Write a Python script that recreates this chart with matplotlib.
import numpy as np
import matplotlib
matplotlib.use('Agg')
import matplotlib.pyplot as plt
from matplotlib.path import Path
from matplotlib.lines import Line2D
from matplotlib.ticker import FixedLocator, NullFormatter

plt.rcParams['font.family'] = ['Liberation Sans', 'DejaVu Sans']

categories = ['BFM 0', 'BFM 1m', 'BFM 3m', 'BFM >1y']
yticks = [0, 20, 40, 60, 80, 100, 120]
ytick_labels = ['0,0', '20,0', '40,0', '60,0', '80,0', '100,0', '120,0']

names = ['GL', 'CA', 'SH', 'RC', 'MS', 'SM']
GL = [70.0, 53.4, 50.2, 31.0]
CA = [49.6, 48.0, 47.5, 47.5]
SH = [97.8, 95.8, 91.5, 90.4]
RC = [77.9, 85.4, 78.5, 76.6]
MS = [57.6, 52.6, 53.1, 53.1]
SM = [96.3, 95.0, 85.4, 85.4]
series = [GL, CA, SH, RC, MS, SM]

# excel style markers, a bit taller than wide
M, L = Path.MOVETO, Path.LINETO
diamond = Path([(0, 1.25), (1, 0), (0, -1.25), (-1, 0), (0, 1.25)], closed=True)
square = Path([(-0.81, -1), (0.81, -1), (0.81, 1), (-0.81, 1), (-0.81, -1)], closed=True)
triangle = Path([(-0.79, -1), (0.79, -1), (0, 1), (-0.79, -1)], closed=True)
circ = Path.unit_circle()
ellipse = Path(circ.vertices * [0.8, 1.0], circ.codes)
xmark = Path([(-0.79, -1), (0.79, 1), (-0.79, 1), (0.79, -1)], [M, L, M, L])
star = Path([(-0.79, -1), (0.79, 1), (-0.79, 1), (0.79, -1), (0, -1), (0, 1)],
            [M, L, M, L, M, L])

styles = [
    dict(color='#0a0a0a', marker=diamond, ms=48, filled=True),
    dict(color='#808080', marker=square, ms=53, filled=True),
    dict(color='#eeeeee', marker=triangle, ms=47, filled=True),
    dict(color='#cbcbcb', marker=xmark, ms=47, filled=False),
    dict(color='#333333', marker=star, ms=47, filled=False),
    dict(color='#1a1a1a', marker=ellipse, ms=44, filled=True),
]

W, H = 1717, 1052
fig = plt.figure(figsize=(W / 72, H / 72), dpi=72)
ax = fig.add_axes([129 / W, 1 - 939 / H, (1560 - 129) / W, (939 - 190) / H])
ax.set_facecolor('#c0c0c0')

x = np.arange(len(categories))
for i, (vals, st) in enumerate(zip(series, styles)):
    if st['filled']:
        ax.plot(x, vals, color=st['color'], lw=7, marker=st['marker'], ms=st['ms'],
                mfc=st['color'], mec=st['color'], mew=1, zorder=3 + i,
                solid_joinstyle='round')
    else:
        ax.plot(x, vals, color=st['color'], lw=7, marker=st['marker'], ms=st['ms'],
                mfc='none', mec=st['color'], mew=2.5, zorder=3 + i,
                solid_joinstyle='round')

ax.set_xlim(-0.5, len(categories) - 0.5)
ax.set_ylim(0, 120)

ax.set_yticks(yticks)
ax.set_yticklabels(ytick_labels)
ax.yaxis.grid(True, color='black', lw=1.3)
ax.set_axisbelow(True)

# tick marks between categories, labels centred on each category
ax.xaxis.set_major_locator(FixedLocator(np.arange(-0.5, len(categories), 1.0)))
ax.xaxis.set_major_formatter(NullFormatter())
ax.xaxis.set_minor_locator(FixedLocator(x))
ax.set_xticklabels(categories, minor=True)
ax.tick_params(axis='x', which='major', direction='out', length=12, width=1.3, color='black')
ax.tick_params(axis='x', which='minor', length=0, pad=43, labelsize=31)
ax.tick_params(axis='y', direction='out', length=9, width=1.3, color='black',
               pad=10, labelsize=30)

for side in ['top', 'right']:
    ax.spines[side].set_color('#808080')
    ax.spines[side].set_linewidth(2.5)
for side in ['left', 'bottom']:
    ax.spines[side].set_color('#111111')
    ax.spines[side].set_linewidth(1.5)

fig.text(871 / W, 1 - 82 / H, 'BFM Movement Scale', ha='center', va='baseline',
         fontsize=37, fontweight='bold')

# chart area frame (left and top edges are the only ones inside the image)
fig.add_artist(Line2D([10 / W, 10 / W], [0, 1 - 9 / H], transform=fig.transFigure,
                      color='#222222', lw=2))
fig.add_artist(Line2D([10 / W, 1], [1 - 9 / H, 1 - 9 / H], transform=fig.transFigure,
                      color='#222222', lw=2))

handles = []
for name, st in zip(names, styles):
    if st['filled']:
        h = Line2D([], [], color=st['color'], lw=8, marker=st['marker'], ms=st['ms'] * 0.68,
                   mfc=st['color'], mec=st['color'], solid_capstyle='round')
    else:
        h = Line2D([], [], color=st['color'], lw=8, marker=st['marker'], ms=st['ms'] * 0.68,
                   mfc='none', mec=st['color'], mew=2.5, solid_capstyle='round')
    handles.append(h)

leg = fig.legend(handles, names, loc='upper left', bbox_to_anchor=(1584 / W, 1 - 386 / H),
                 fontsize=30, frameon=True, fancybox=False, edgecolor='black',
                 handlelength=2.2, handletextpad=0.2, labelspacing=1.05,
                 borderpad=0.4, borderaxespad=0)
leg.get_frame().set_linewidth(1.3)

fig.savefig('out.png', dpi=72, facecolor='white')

+ + +

* What you are asked to do *
From the first line of the data through the line with "ax.set_facecolor('#c0c0c0')", quote each line exactly and add nothing else.

* Task response *
Write a Python script that recreates this chart with matplotlib.
import numpy as np
import matplotlib
matplotlib.use('Agg')
import matplotlib.pyplot as plt
from matplotlib.path import Path
from matplotlib.lines import Line2D
from matplotlib.ticker import FixedLocator, NullFormatter

plt.rcParams['font.family'] = ['Liberation Sans', 'DejaVu Sans']

categories = ['BFM 0', 'BFM 1m', 'BFM 3m', 'BFM >1y']
yticks = [0, 20, 40, 60, 80, 100, 120]
ytick_labels = ['0,0', '20,0', '40,0', '60,0', '80,0', '100,0', '120,0']

names = ['GL', 'CA', 'SH', 'RC', 'MS', 'SM']
GL = [70.0, 53.4, 50.2, 31.0]
CA = [49.6, 48.0, 47.5, 47.5]
SH = [97.8, 95.8, 91.5, 90.4]
RC = [77.9, 85.4, 78.5, 76.6]
MS = [57.6, 52.6, 53.1, 53.1]
SM = [96.3, 95.0, 85.4, 85.4]
series = [GL, CA, SH, RC, MS, SM]

# excel style markers, a bit taller than wide
M, L = Path.MOVETO, Path.LINETO
diamond = Path([(0, 1.25), (1, 0), (0, -1.25), (-1, 0), (0, 1.25)], closed=True)
square = Path([(-0.81, -1), (0.81, -1), (0.81, 1), (-0.81, 1), (-0.81, -1)], closed=True)
triangle = Path([(-0.79, -1), (0.79, -1), (0, 1), (-0.79, -1)], closed=True)
circ = Path.unit_circle()
ellipse = Path(circ.vertices * [0.8, 1.0], circ.codes)
xmark = Path([(-0.79, -1), (0.79, 1), (-0.79, 1), (0.79, -1)], [M, L, M, L])
star = Path([(-0.79, -1), (0.79, 1), (-0.79, 1), (0.79, -1), (0, -1), (0, 1)],
            [M, L, M, L, M, L])

styles = [
    dict(color='#0a0a0a', marker=diamond, ms=48, filled=True),
    dict(color='#808080', marker=square, ms=53, filled=True),
    dict(color='#eeeeee', marker=triangle, ms=47, filled=True),
    dict(color='#cbcbcb', marker=xmark, ms=47, filled=False),
    dict(color='#333333', marker=star, ms=47, filled=False),
    dict(color='#1a1a1a', marker=ellipse, ms=44, filled=True),
]

W, H = 1717, 1052
fig = plt.figure(figsize=(W / 72, H / 72), dpi=72)
ax = fig.add_axes([129 / W, 1 - 939 / H, (1560 - 129) / W, (939 - 190) / H])
ax.set_facecolor('#c0c0c0')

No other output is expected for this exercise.